With that tragic history of American government oppression in mind, visiting the Manzanar National Historic Site near Independence, California, in August 2010 was a poignant experience. I saw the remaining tiny barracks where families had to live, as well as a guard tower that prevented them from leaving without permission. Most heart-wrenching of all, as I thought of my friend’s relatives, was the cemetery, in the center of which stood an obelisk memorializing the 146 people who died at Manzanar.

In the United States of America, the land of the free and the home of the brave, such an abomination as Manzanar shouldn’t exist.
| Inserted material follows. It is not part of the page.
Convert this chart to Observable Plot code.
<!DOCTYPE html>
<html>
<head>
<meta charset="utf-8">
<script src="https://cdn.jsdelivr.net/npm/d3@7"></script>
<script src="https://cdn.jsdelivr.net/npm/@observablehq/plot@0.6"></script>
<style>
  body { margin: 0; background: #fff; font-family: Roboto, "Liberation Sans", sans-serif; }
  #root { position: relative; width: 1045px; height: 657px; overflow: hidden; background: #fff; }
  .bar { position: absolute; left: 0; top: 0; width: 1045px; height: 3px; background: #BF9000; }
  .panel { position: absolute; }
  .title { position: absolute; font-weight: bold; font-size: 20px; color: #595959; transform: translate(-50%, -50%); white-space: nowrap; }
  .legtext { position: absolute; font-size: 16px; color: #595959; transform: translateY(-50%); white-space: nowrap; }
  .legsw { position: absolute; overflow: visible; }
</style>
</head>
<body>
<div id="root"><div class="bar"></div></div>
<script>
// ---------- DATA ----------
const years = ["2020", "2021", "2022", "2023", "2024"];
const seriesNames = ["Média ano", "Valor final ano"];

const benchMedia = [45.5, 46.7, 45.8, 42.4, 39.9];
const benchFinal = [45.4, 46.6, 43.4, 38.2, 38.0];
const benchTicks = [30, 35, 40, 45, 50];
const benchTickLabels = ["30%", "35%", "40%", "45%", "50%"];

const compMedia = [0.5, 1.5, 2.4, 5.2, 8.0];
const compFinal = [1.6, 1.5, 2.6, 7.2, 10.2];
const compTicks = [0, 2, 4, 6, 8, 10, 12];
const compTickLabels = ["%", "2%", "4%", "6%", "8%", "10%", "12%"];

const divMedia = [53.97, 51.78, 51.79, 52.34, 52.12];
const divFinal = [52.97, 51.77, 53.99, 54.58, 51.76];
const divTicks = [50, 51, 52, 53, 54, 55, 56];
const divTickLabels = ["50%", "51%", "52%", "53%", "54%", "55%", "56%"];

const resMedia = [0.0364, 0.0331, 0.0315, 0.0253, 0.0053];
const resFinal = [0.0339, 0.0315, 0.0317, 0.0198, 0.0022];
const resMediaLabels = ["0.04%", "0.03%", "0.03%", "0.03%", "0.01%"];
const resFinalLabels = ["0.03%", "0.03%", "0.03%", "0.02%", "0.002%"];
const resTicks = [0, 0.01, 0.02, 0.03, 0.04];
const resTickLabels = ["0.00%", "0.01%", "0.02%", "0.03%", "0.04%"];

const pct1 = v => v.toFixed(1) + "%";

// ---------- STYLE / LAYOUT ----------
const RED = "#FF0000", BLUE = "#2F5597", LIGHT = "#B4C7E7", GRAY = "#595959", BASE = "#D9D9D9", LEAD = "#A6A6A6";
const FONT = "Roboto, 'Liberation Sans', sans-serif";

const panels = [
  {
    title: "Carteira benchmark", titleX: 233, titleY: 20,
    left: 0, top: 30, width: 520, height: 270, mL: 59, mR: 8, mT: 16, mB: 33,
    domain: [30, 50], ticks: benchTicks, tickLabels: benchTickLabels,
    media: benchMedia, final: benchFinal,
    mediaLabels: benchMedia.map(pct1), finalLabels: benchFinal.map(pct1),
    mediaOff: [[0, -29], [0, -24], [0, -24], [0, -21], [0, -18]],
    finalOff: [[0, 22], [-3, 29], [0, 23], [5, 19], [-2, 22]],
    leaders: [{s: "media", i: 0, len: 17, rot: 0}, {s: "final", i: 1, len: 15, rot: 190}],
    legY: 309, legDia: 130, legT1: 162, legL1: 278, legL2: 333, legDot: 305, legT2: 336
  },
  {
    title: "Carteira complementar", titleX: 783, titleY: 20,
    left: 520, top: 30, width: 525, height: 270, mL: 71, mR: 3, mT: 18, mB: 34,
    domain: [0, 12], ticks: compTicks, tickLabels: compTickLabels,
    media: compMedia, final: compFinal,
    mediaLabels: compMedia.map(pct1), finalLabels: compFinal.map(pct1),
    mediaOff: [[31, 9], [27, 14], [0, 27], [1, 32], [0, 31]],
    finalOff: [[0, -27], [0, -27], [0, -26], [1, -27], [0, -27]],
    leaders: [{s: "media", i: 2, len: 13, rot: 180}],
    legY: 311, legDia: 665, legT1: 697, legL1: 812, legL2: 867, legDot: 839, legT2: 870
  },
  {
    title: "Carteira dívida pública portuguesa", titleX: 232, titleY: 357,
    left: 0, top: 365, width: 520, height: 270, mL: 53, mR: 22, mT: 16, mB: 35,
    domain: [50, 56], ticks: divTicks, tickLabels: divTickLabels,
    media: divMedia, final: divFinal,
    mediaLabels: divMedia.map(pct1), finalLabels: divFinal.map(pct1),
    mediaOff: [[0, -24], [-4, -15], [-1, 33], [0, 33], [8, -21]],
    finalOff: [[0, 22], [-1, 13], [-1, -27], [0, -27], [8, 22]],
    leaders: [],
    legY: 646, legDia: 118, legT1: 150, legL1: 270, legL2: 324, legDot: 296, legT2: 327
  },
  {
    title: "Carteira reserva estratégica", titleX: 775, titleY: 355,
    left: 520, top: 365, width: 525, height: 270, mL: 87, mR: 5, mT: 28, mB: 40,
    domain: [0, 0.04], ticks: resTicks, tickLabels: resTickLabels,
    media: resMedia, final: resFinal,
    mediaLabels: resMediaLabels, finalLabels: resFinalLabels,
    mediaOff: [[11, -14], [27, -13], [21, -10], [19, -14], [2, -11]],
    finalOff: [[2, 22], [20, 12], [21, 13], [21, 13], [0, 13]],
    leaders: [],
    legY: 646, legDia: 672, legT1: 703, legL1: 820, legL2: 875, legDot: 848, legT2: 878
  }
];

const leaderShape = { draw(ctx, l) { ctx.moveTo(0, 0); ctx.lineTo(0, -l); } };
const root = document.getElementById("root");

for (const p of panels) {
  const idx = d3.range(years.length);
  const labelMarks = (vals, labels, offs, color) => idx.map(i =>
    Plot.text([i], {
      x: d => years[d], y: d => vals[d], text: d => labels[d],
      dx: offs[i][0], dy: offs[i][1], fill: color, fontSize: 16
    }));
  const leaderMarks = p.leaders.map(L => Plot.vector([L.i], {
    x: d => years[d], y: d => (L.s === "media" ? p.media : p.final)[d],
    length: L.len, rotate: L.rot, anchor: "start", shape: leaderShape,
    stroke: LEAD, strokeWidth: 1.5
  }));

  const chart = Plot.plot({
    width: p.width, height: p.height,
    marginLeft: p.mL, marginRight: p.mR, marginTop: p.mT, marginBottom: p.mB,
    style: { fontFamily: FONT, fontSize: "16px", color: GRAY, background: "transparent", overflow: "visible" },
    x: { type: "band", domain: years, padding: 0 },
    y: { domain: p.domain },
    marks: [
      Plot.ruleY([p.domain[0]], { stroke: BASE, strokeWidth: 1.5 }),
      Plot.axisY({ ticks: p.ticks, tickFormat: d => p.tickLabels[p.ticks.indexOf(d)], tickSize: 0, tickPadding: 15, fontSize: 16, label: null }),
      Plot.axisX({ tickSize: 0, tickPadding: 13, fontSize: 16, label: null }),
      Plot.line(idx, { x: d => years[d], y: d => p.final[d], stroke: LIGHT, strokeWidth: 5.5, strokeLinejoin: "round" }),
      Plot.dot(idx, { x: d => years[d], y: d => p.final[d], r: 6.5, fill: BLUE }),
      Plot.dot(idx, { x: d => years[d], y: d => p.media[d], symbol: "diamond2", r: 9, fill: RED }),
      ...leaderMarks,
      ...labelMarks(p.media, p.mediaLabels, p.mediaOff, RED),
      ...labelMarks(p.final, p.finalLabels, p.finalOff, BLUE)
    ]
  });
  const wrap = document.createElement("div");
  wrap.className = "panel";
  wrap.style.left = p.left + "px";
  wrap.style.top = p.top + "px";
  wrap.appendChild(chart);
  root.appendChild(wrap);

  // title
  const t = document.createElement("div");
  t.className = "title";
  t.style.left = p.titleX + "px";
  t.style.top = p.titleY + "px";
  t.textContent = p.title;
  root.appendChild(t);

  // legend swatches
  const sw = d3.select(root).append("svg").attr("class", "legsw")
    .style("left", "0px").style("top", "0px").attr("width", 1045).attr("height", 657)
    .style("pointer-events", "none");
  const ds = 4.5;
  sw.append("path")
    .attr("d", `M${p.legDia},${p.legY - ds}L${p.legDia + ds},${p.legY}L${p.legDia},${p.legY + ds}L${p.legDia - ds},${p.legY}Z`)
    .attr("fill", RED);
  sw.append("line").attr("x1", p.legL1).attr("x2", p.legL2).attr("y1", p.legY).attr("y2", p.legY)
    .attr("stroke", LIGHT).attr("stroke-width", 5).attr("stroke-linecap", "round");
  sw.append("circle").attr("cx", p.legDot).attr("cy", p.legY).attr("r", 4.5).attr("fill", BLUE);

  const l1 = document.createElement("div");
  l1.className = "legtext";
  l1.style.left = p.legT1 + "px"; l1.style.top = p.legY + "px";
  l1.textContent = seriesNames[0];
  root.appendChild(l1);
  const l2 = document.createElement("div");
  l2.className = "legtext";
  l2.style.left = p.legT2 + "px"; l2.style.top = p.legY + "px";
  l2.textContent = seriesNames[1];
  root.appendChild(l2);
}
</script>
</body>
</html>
With the passage of time, most Americans have realized the internment of ethnic Japanese in concentration camps was a grave moral crime.

And yet, in the modern era…

The federal government asks American citizens to register their ethnicity in the census—the constitutional purpose of which is to count the number of voters in a given area for the drawing of electoral districts, not to help the government keep tabs on citizens’ ancestries. As we have seen, the American government rounding up innocent people just because of their ethnic heritage isn’t a paranoid delusion but accepted history. It can happen here; it has happened here.

Many Americans seem to hold all Muslims collectively guilty, or at least suspicious, for the attacks of September 11, 2001. This has been implicit in the hysteria over the “Ground Zero Mosque” (which was never to be either at Ground Zero or a mosque). The furor makes no sense except in the context of suspecting all Muslims because of 9/11. This evokes what in the 1940’s Lieutenant General John L. DeWitt told Congress in support of Japanese internment:

They are a dangerous element. There is no way to determine their loyalty… It makes no difference whether he is an American citizen, he is still a Japanese. American citizenship does not necessarily determine loyalty… But we must worry about the Japanese all the time until he is wiped off the map.

We should pause to remember where such bigotry leads: to monstrous places like Manzanar.